Aviation consultant Mark Martin feels AirAsia India would develop a hub-and-spoke model from its Chennai base. “The airline has a captive market of Indian diaspora in Southeast Asia and would be looking at redistributing traffic within India. I think both Mumbai and Delhi airports should roll up their sleeves and try and lock in airlines for a long term. If these two airports remain passive, it will be the Airports Authority of India’s gain.”

Would AirAsia succeed in India if it stays away from Mumbai and Delhi? Sources familiar with AirAsia’s operations say the Malaysian airline has succeeded in developing virgin routes.

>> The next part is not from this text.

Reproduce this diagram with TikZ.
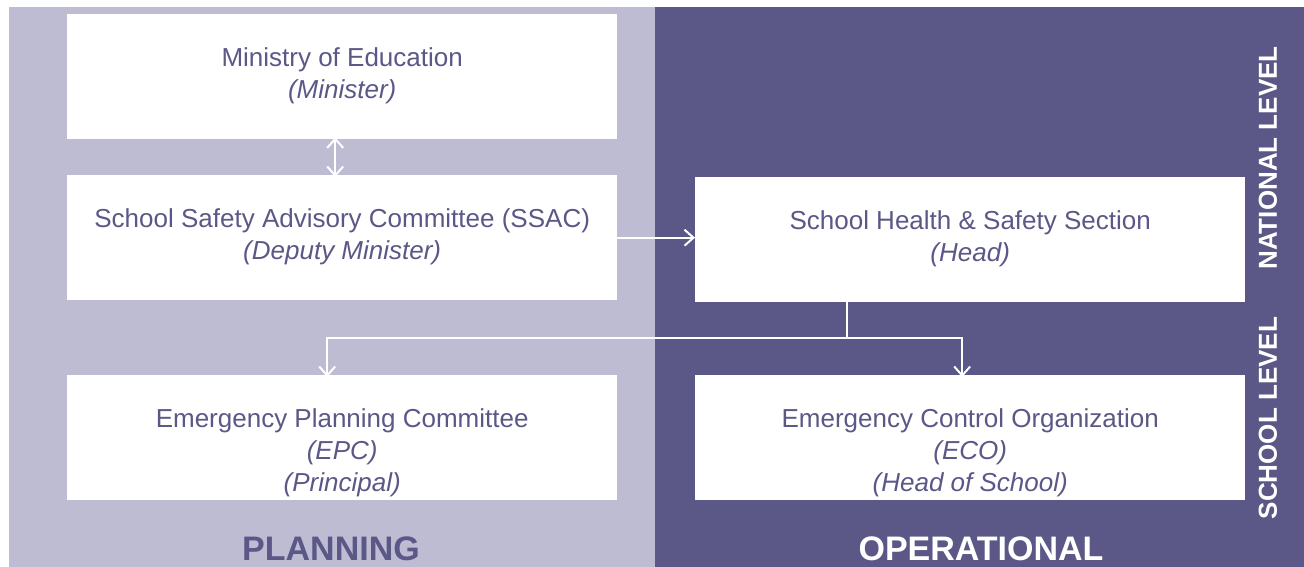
\documentclass[tikz,border=0pt]{standalone}
\usepackage{fontspec}
\setmainfont{Liberation Sans}
\usetikzlibrary{positioning,arrows.meta}
\definecolor{planlight}{HTML}{BEBCD3}
\definecolor{opdark}{HTML}{5B5887}
\tikzset{
  unit/.style={fill=white,minimum width=550pt,minimum height=125pt,inner sep=0pt,anchor=north west},
  unittext/.style={anchor=north,align=center,text=opdark,inner sep=0pt,font=\fontsize{26}{32}\selectfont},
  barb/.tip={Straight Barb[length=9pt,width=16pt,line width=2pt]},
  link/.style={white,line width=2pt,-barb},
  side/.style={white,rotate=90,font=\fontsize{26}{30}\selectfont\bfseries},
  phase/.style={anchor=base,font=\fontsize{34}{40}\selectfont\bfseries},
}
\begin{document}
\begin{tikzpicture}[x=1pt,y=-1pt]
\useasboundingbox (0,0) rectangle (1304,567);
\fill[planlight](9,7)rectangle(655,567);
\fill[opdark](655,7)rectangle(1304,567);
% units
\node[unit](moe)at(67,14){};
\node[unit](ssac)at(67,175){};
\node[unit](shs)at(695,177){};
\node[unit](epc)at(67,375){};
\node[unit](eco)at(695,375){};
\node[unittext,below=33pt of moe.north](moe-t){Ministry of Education\\\textit{(Minister)}};
\node[unittext,below=33pt of ssac.north](ssac-t){School Safety Advisory Committee (SSAC)\\\textit{(Deputy Minister)}};
\node[unittext,below=33pt of shs.north](shs-t){School Health \& Safety Section\\\textit{(Head)}};
\node[unittext,below=33pt of epc.north](epc-t){Emergency Planning Committee\\\textit{(EPC)}\\\textit{(Principal)}};
\node[unittext,below=33pt of eco.north](eco-t){Emergency Control Organization\\\textit{(ECO)}\\\textit{(Head of School)}};
% links
\draw[link,barb-barb]([xshift=-7pt,yshift=2pt]moe.south)--([xshift=-7pt,yshift=-2pt]ssac.north);
\draw[link](ssac.east)--(ssac.east-|shs.west);
\draw[white,line width=2pt]([xshift=-123pt]shs.south)--++(0,36)coordinate(fork);
\draw[link](fork)-|([xshift=-15pt,yshift=-2pt]epc.north);
\draw[link](fork)-|([xshift=-8pt,yshift=-2pt]eco.north);
% labels
\node[side](natl)at(1268,158){NATIONAL LEVEL};
\node[side](schl)at(1268,418){SCHOOL LEVEL};
\node[phase,text=opdark](plan)at(331,560){PLANNING};
\node[phase,text=white](oper)at(981,560){OPERATIONAL};
\end{tikzpicture}
\end{document}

“Today, Jet Airways and IndiGo have large bases in Mumbai and Delhi, but the airlines are established in the Indian market. Jet’s first route in 1993 was Mumbai-Coimbatore and IndiGo launched its services with a Delhi-Guwahati flight. For three years after its launch, Jet did not fly to any other destination in the North, except Delhi. There is a vast untapped market outside Mumbai and Delhi,” said a source.

He added a reason why Air Deccan or Paramount Airways failed was because these airlines stretched themselves thin. “Paramount may have been successful had it focused on South India instead of launching flights from Chennai to Pune, Ahmedabad, Delhi and Kolkata.”